No Spare!! FUCK!Finally,and I know this is a long post, but then I didn't ask for today, I can assure you, back on dry land things were conspiring against me.
Easter her in Byron means the Blues and roots festival.
Traffic is locked up solid for four days.
I didn't go out in my car once.
But this morning (Tuesday) I went back to work.
So I loaded my car and headed to mow some lawns.
Got to the top of the ramp out of the garage and realized I had a flat tyre.
I pulled over and got out the spare.
I found the jack, but not the tyre iron.
I tossed the car over, but there wasn't one to be found.
This is a new car by the way, so this was my first flat in the beast.
So I ran back to work and Scott asked all the staff if someone had a tyre iron.
Meggsy did and brought it out to me.
Scott calls again.
Another tyre iron is found, it's brought out, I get the wheel off.
It's the wrong size, doesn't fit.
"Fucking bollocks", I said.
So once again I had to control my mind.
Then I remembered that Scott's mother's car was a Subaru like mine.
I raced back and got her spare out.
"Fucking bollocks", I repeated.
You can see it there in the picture.
It looked like a motor cycle tyre.
Would this do?
It bloody had to, the alternative was an expensive tow.
I raced back to the car.
Put it on, tightened the nuts, then in another reflection of the religious overtone of Easter, I drove round to Singh's tyres with the hazard lights blinking and praying all the way.
I got there.
The guy came out to look.
"Sorry mate", he said, "You need two new tyres."
Both front tyres were worn.
So I said "put 'em on".
Then I asked if I could get a spare as well, he said, "Sorry Mate, you need to go to the wreckers for that".

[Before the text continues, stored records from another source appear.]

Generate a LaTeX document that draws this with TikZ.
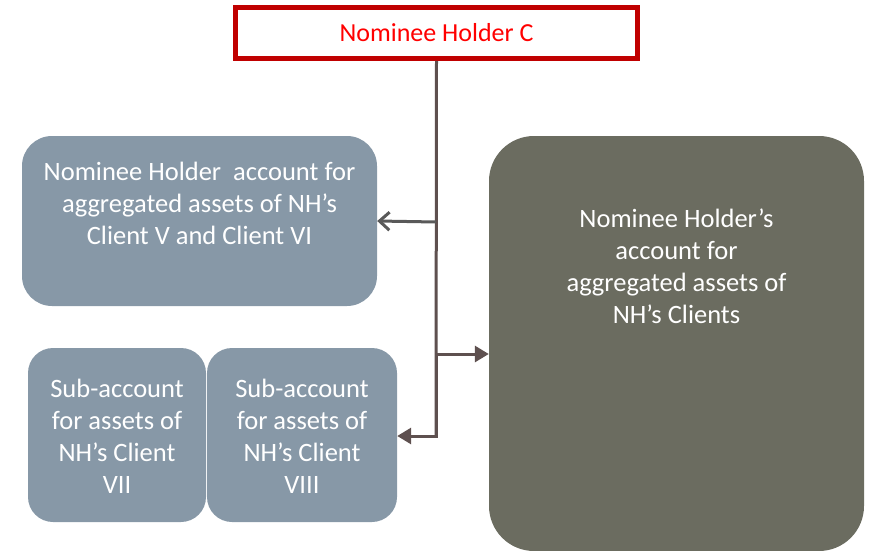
\documentclass[tikz,border=0pt]{standalone}
\usepackage{fontspec}
\setmainfont{Carlito}
\usetikzlibrary{arrows.meta}
\definecolor{nhred}{RGB}{192,0,0}
\definecolor{nhtext}{RGB}{255,0,0}
\definecolor{boxblue}{RGB}{135,152,167}
\definecolor{boxolive}{RGB}{107,108,96}
\definecolor{linebrown}{RGB}{94,80,79}
\definecolor{linegray}{RGB}{89,89,89}

\tikzset{
  acct/.style={fill=boxblue, rounded corners=25pt, inner sep=0pt},
  accttext/.style={text=white, font=\fontsize{26.5}{32}\selectfont, align=center, anchor=north, inner sep=0pt},
  link/.style={draw=linebrown, line width=3pt},
}

\begin{document}
\begin{tikzpicture}[x=1pt, y=-1pt]
  \useasboundingbox (0,0) rectangle (871,551);
  \clip (0,0) rectangle (871,551);

  % holder on top
  \node[draw=nhred, line width=5pt, fill=white, minimum width=402pt, minimum height=51pt,
        text=nhtext, font=\fontsize{26}{30}\selectfont] (holder) at (436.5,33) {Nominee Holder C};

  % accounts
  \node[acct, rounded corners=30pt, minimum width=355pt, minimum height=170pt] (aggr) at (199.5,221) {};
  \node[accttext] (aggrtext) at (199.5,161.5) {Nominee Holder\ \ account for\\aggregated assets of NH’s\\Client V and Client VI};

  \node[fill=boxolive, rounded corners=45pt, inner sep=0pt, minimum width=375pt, minimum height=415pt] (clients) at (676.5,343.5) {};
  \node[accttext] (clientstext) at (676.5,208.5) {Nominee Holder’s\\account for\\aggregated assets of\\NH’s Clients};

  \node[acct, minimum width=178pt, minimum height=174pt] (subvii) at (117,435) {};
  \node[accttext] (subviitext) at (117,378.5) {Sub-account\\for assets of\\NH’s Client\\VII};

  \node[acct, minimum width=190pt, minimum height=174pt] (subviii) at (302,435) {};
  \node[accttext] (subviiitext) at (302,378.5) {Sub-account\\for assets of\\NH’s Client\\VIII};

  % trunk and branches
  \coordinate (ta) at (436,222);
  \coordinate (tb) at (436,354);
  \coordinate (tc) at (436,436);
  \draw[link] (holder.south) -- (tc);
  \draw[draw=linegray, line width=3pt, -{Straight Barb[length=10pt, width=18pt, line width=3pt]}]
    (ta) -- (aggr.east);
  \draw[link, -{Triangle[length=14pt, width=16pt, fill=linebrown]}] (tb) -- (clients.west |- tb);
  \draw[link, line join=miter, -{Triangle[length=14pt, width=16pt, fill=linebrown]}] (tb) -- (tc) -- (subviii.east |- tc);
\end{tikzpicture}
\end{document}
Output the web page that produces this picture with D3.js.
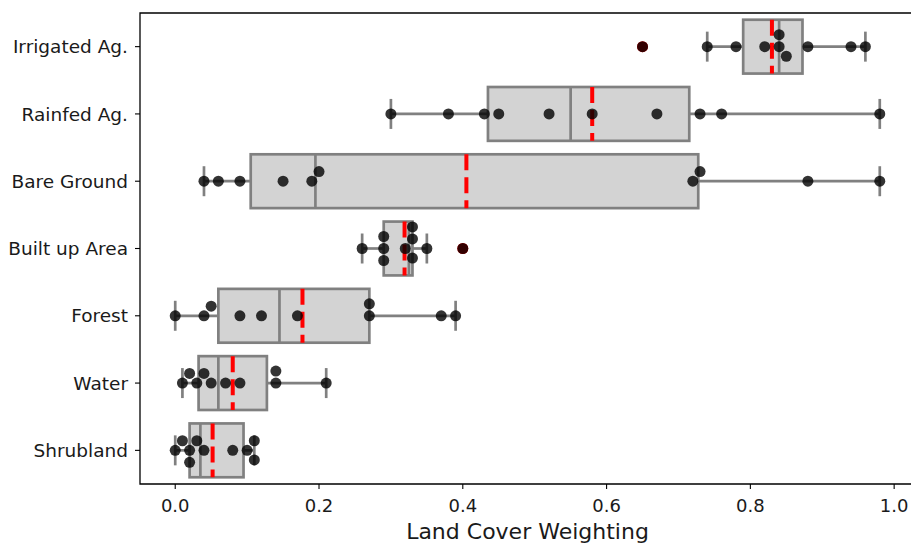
<!DOCTYPE html>
<html>
<head>
<meta charset="utf-8">
<script src="https://cdn.jsdelivr.net/npm/d3@7"></script>
<style>
  body { margin: 0; background: white; }
  text { font-family: "DejaVu Sans", sans-serif; fill: #1a1a1a; }
</style>
</head>
<body>
<div class="svg"></div>
<script>
//Data
var categories = ["Irrigated Ag.", "Rainfed Ag.", "Bare Ground", "Built up Area", "Forest", "Water", "Shrubland"];

var irrigatedAg = [0.65, 0.74, 0.78, 0.82, 0.84, 0.84, 0.85, 0.88, 0.94, 0.96];
var rainfedAg   = [0.30, 0.38, 0.43, 0.45, 0.52, 0.58, 0.67, 0.73, 0.76, 0.98];
var bareGround  = [0.04, 0.06, 0.09, 0.15, 0.19, 0.20, 0.72, 0.73, 0.88, 0.98];
var builtUp     = [0.26, 0.29, 0.29, 0.29, 0.32, 0.33, 0.33, 0.33, 0.35, 0.40];
var forest      = [0.00, 0.04, 0.05, 0.09, 0.12, 0.17, 0.27, 0.27, 0.37, 0.39];
var water       = [0.01, 0.02, 0.03, 0.04, 0.05, 0.07, 0.09, 0.14, 0.14, 0.21];
var shrubland   = [0.00, 0.01, 0.02, 0.02, 0.03, 0.04, 0.08, 0.10, 0.11, 0.11];

// red dashed mean markers
var means = [0.83, 0.58, 0.405, 0.319, 0.177, 0.08, 0.052];

var xTicks = [0, 0.2, 0.4, 0.6, 0.8, 1.0];

var series = [irrigatedAg, rainfedAg, bareGround, builtUp, forest, water, shrubland];

//Config
var width = 911,
    height = 543,
    margin = {
      top : 13,
      bottom : 59,
      right : -4,
      left : 140
    },
    dotR = 5.5,
    swarmD = 12,
    boxColor = "#808080";

var svg = d3.select(".svg")
    .append("svg")
    .attr("width", width)
    .attr("height", height);

var x = d3.scaleLinear()
    .domain([-0.049, 1.029])
    .range([margin.left, width - margin.right]);

var y = d3.scaleBand()
    .domain(categories)
    .range([margin.top, height - margin.bottom]);

var boxH = y.bandwidth() * 0.8;

//Box stats
function stats(vals) {
  var s = vals.slice().sort(d3.ascending);
  var q1 = d3.quantile(s, 0.25),
      med = d3.quantile(s, 0.5),
      q3 = d3.quantile(s, 0.75),
      iqr = q3 - q1;
  var inside = s.filter(function (v) { return v >= q1 - 1.5 * iqr && v <= q3 + 1.5 * iqr; });
  return {
    q1 : q1, med : med, q3 : q3,
    lo : d3.min(inside), hi : d3.max(inside),
    fliers : s.filter(function (v) { return v < q1 - 1.5 * iqr || v > q3 + 1.5 * iqr; })
  };
}

//Beeswarm offsets (pixels, negative = up)
function swarm(vals) {
  var pts = vals.map(function (v) { return { v : v, px : x(v), off : 0 }; })
    .sort(function (a, b) { return a.px - b.px; });
  var placed = [];
  pts.forEach(function (p) {
    var nb = placed.filter(function (q) { return Math.abs(q.px - p.px) < swarmD; });
    var cands = [0], left = true;
    nb.forEach(function (q) {
      var dy = Math.sqrt(Math.max(swarmD * swarmD - (p.px - q.px) * (p.px - q.px), 0));
      var a = q.off - dy, b = q.off + dy;
      if (left) cands.push(a, b); else cands.push(b, a);
      left = !left;
    });
    var order = cands.map(function (c, i) { return { c : c, i : i }; })
      .sort(function (m, n) { return (Math.abs(m.c) - Math.abs(n.c)) || (m.i - n.i); });
    for (var k = 0; k < order.length; k++) {
      var c = order[k].c;
      var ok = nb.every(function (q) { return Math.hypot(q.px - p.px, q.off - c) >= swarmD - 1e-6; });
      if (ok) { p.off = c; break; }
    }
    placed.push(p);
  });
  return pts;
}

var rows = categories.map(function (c, i) {
  return { cat : c, vals : series[i], mean : means[i], s : stats(series[i]) };
});

//Boxes
var gRow = svg.append("g").selectAll(".row")
  .data(rows)
  .enter()
  .append("g")
  .classed("row", true)
  .attr("transform", function (d) { return "translate(0," + (y(d.cat) + y.bandwidth() / 2) + ")"; });

// whiskers
gRow.append("line")
  .attr("x1", function (d) { return x(d.s.lo); })
  .attr("x2", function (d) { return x(d.s.q1); })
  .style("stroke", boxColor).style("stroke-width", 2.7);
gRow.append("line")
  .attr("x1", function (d) { return x(d.s.q3); })
  .attr("x2", function (d) { return x(d.s.hi); })
  .style("stroke", boxColor).style("stroke-width", 2.7);
// caps
gRow.selectAll(".cap")
  .data(function (d) { return [d.s.lo, d.s.hi]; })
  .enter()
  .append("line")
  .classed("cap", true)
  .attr("x1", function (v) { return x(v); })
  .attr("x2", function (v) { return x(v); })
  .attr("y1", -15).attr("y2", 15)
  .style("stroke", boxColor).style("stroke-width", 2.7);

gRow.append("rect")
  .attr("x", function (d) { return x(d.s.q1); })
  .attr("width", function (d) { return x(d.s.q3) - x(d.s.q1); })
  .attr("y", -boxH / 2)
  .attr("height", boxH)
  .style("fill", "#d3d3d3")
  .style("stroke", boxColor)
  .style("stroke-width", 2.7);

gRow.append("line")
  .attr("x1", function (d) { return x(d.s.med); })
  .attr("x2", function (d) { return x(d.s.med); })
  .attr("y1", -boxH / 2).attr("y2", boxH / 2)
  .style("stroke", boxColor).style("stroke-width", 2.7);

// mean
gRow.append("line")
  .attr("x1", function (d) { return x(d.mean); })
  .attr("x2", function (d) { return x(d.mean); })
  .attr("y1", -boxH / 2).attr("y2", boxH / 2)
  .style("stroke", "red")
  .style("stroke-width", 4)
  .style("stroke-dasharray", "16,7");

// fliers
gRow.selectAll(".flier")
  .data(function (d) { return d.s.fliers; })
  .enter()
  .append("circle")
  .classed("flier", true)
  .attr("cx", function (v) { return x(v); })
  .attr("r", dotR)
  .style("fill", "red");

// swarm
gRow.selectAll(".dot")
  .data(function (d) { return swarm(d.vals); })
  .enter()
  .append("circle")
  .classed("dot", true)
  .attr("cx", function (p) { return p.px; })
  .attr("cy", function (p) { return p.off; })
  .attr("r", dotR)
  .style("fill", "black")
  .style("fill-opacity", 0.8);

//Frame
var x0 = margin.left, x1 = width - margin.right, y0 = margin.top, y1 = height - margin.bottom;
svg.append("path")
  .attr("d", "M" + x1 + "," + y0 + "H" + x0 + "V" + y1 + "H" + x1)
  .style("fill", "none")
  .style("stroke", "black")
  .style("stroke-width", 1.3);

//Axes ticks
var gx = svg.append("g");
gx.selectAll("line")
  .data(xTicks)
  .enter()
  .append("line")
  .attr("x1", function (v) { return x(v); })
  .attr("x2", function (v) { return x(v); })
  .attr("y1", y1).attr("y2", y1 + 5)
  .style("stroke", "black").style("stroke-width", 1.1);
gx.selectAll("text")
  .data(xTicks)
  .enter()
  .append("text")
  .attr("x", function (v) { return x(v); })
  .attr("y", 511.5)
  .style("text-anchor", "middle")
  .style("font-size", "18px")
  .text(d3.format(".1f"));

var gy = svg.append("g");
gy.selectAll("line")
  .data(categories)
  .enter()
  .append("line")
  .attr("x1", x0 - 5).attr("x2", x0)
  .attr("y1", function (c) { return y(c) + y.bandwidth() / 2; })
  .attr("y2", function (c) { return y(c) + y.bandwidth() / 2; })
  .style("stroke", "black").style("stroke-width", 1.1);
gy.selectAll("text")
  .data(categories)
  .enter()
  .append("text")
  .attr("x", x0 - 12)
  .attr("y", function (c) { return y(c) + y.bandwidth() / 2; })
  .attr("dy", "0.36em")
  .style("text-anchor", "end")
  .style("font-size", "18.5px")
  .text(function (c) { return c; });

svg.append("text")
  .attr("x", (x0 + x1) / 2)
  .attr("y", 539)
  .style("text-anchor", "middle")
  .style("font-size", "22px")
  .text("Land Cover Weighting");
</script>
</body>
</html>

So with newly shod front end, I drove back to the office called the wreckers, told them my requirements, and am now waiting for them to call me back if they can find a tyre for me.
Of course with my anxiety issues I can't go anywhere in the car till he does, as I find it too stressful to drive without a spare.
So when people say to me now "how was your Easter?", I reply, "Well I nearly died and my car is falling apart underneath me, but apart from that, not bad."
Jesus only got crucified, in the real world we've got real problems.